Forget Netflix and telenovelas. In communist Cuba, many people still turn to the humble radio for their daily drama fix.
Eighty years ago, a Cuban radio soap opera "El Derecho de Nacer" (The right to be born) became an instant hit with its tale of a wealthy Havana patriarch trying to cover up the dishonour of his daughter getting pregnant out of wedlock.
The series, which wrung tears out of listeners across Latin America and was later turned into a movie, created the template for the region's hugely popular telenovelas.
But in Cuba, the love affair with radio plays, particularly period productions, has endured the advent of TV and streaming platforms.
These days, the must-listen-to soap is 'Amores en Subasta' (Love for auction), which is broadcast at mid-morning daily on Radio Progreso, the self-described "happiness station" which has produced many of Cuba's best-loved series.
Set in Havana at the turn of the 20th century, the series revolves around the maid of a wealthy family who regales her employers every day with juicy gossip about Cuba's high society.
NOT ALL HAPPY ENDINGS
Alexis Castillo, a congenitally blind 54-year-old listener, tunes in daily at his home in eastern Havana.
"It's as if I were living in that period," he told AFP, clutching his small transistor.
Across town, Milvia Lupe Levya, an 82-year-old pensioner, also listens transfixed to the stories of illicit affairs and other misadventures of Cuban nobility.
Her radio, which her son brought back from Mexico "about 20 years ago", hisses and crackles with age, but "the characters and performances captivate me", she said.
The soap, according to Levya, provides escapism from everyday life on the island.
"I feel like the queen of the world!" she said.
The radio soaps often touch on social themes.
A Black nanny comes to the rescue of the disgraced expectant mother in 'El Derecho de Nacer', which gained a devoted following across Latin America, including in Brazil thanks to a Portuguese translation.
Social inequality and discrimination are also leitmotifs of 'Amores en subasta', which delves into the intrigues of Havana's pre-revolutionary aristocracy.
Castillo dismissed the notion that such broadcasts were the entertainment of stay-at-home mums or people with little formal education.
"Radio soaps are not all melodramas with lots of sobbing and happy ending," he defended.
"Many of them are historical and biographical in nature and teach you things," he said, while admitting to a fondness for a "well-written" romance.
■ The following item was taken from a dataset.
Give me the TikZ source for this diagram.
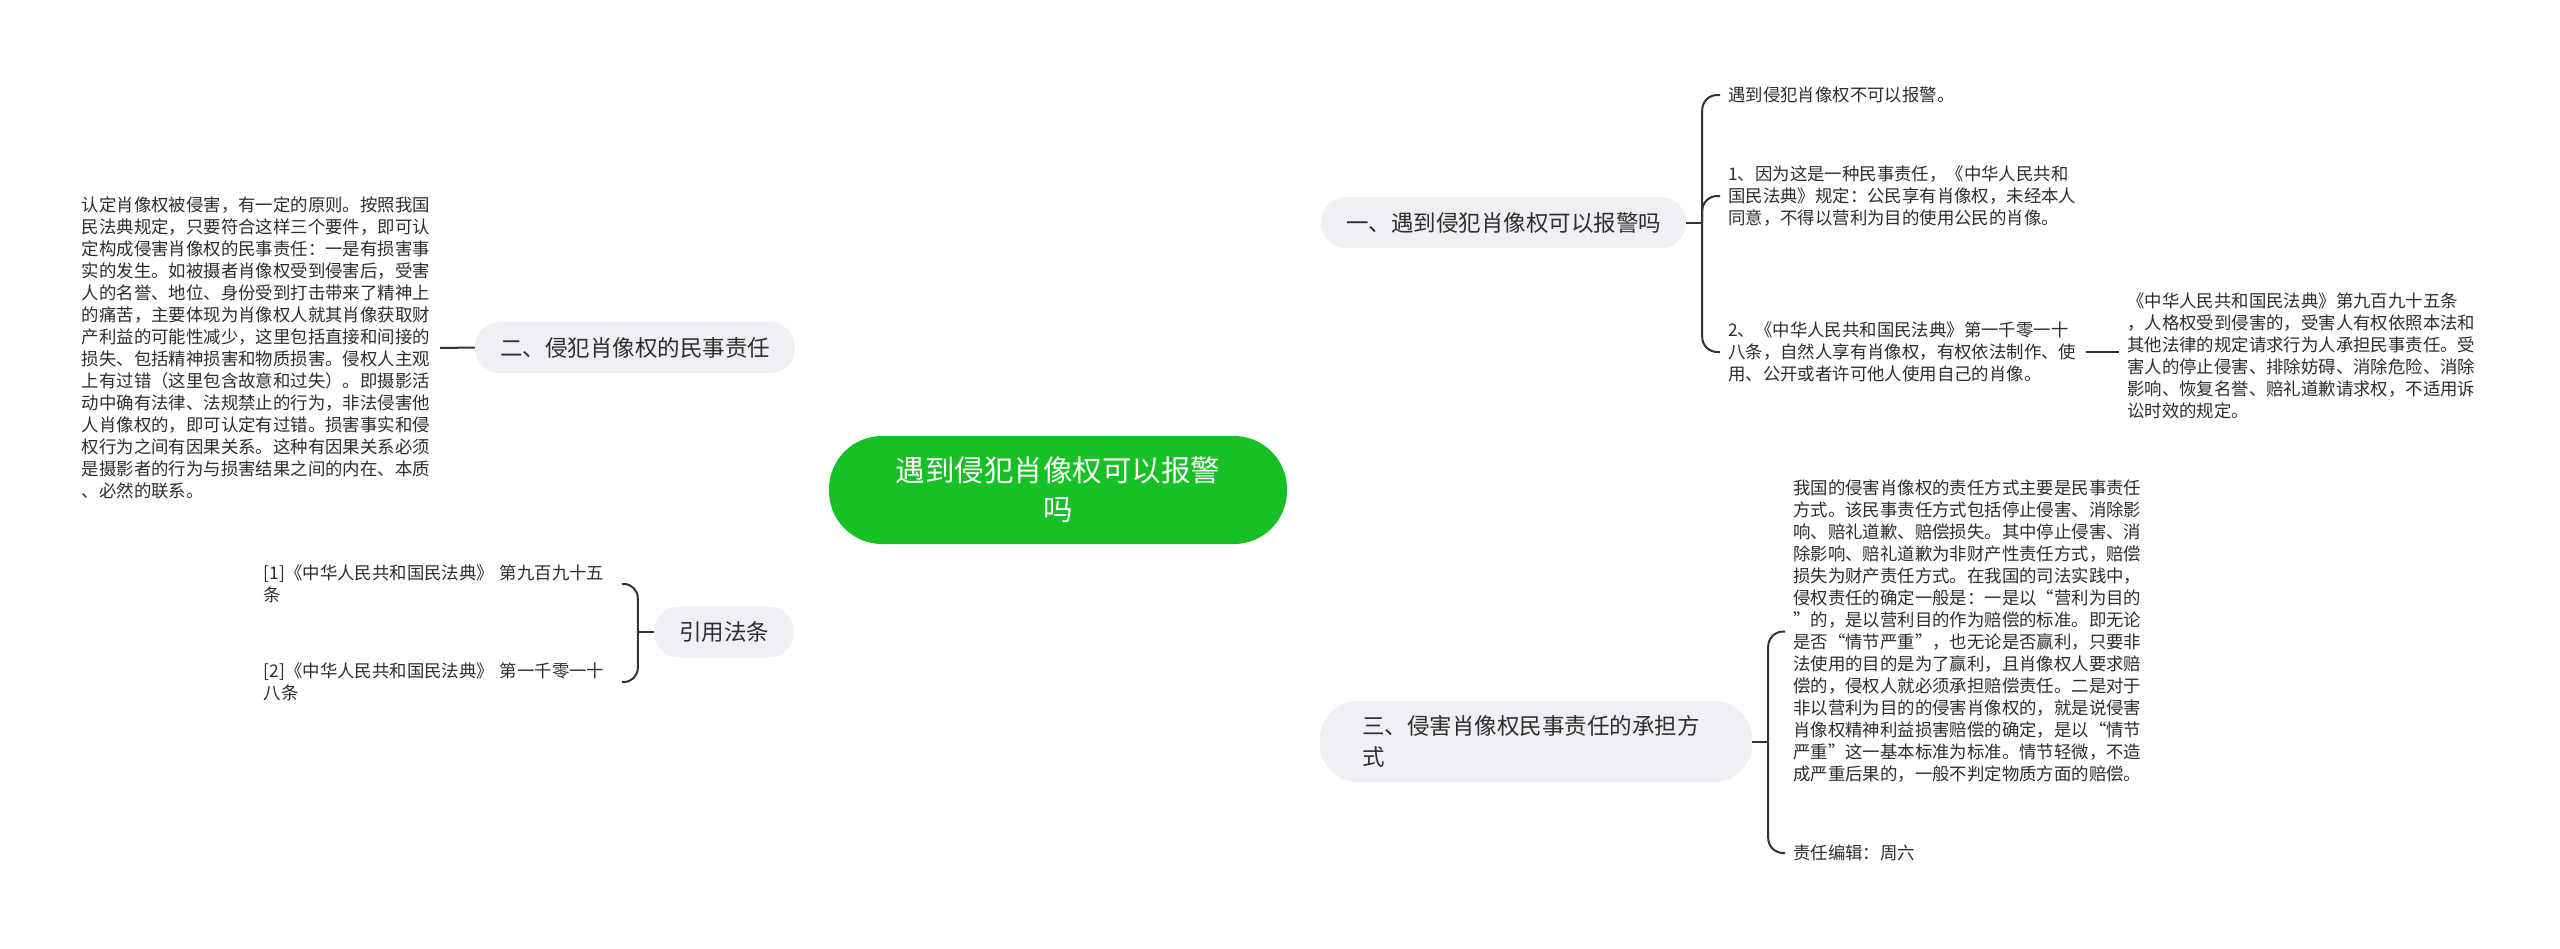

EPISODES SHARED ON WHATSAPP
In Radio Progreso's recording studio, time seems to have stopped somewhere in the 1950s.
A group of actors stand in a circle, before a microphone, and bring their characters to life while reading scripts from a black screen.
Nilas Sanchez, an elegant white-haired 76-year-old, has half a century of studio acting under her belt.
She said despite the streaming revolution, she believed radio plays had many years of listenership remaining in Cuba.
"Cuba has a strong tradition of listening to the radio and radio dramas," Sanchez said.
The artistic director of 'Amores en subasta', Yumary Cruz, swears by the recipe of the father of radio soaps, 'El Derecho de Nacer' scriptwriter Felix B. Caignet.
"Tears, whispers and happiness forever delayed are still very effective," she said.
But even inside the padded walls of the studio, the country's present-day economic and energy crises are keenly felt.
To conserve energy in the face of repeated hours-long blackouts — the Caribbean island has suffered three nationwide blackouts in two months — air conditioning is forbidden in the studio, meaning the actors perform their lines drenched in sweat.
Cruz also laments that many actors have left Cuba, which is experiencing its biggest outflow of citizens since its 1959 revolution.
Lovers of the genre, meanwhile, grumble at being deprived by the power cuts of their daily shot of drama.
In the absence of a web-based replay service, the tech-savvy Castillo records each episode of 'Amores en Subasta' and uploads it to a WhatsApp group so listeners across the country can tune in later.
He has also turned it into a podcast, uploading episodes to the cloud so fans both inside and outside Cuba — including Cuban exiles in Florida — can download it.
"It's a la carte radio," Cruz joked.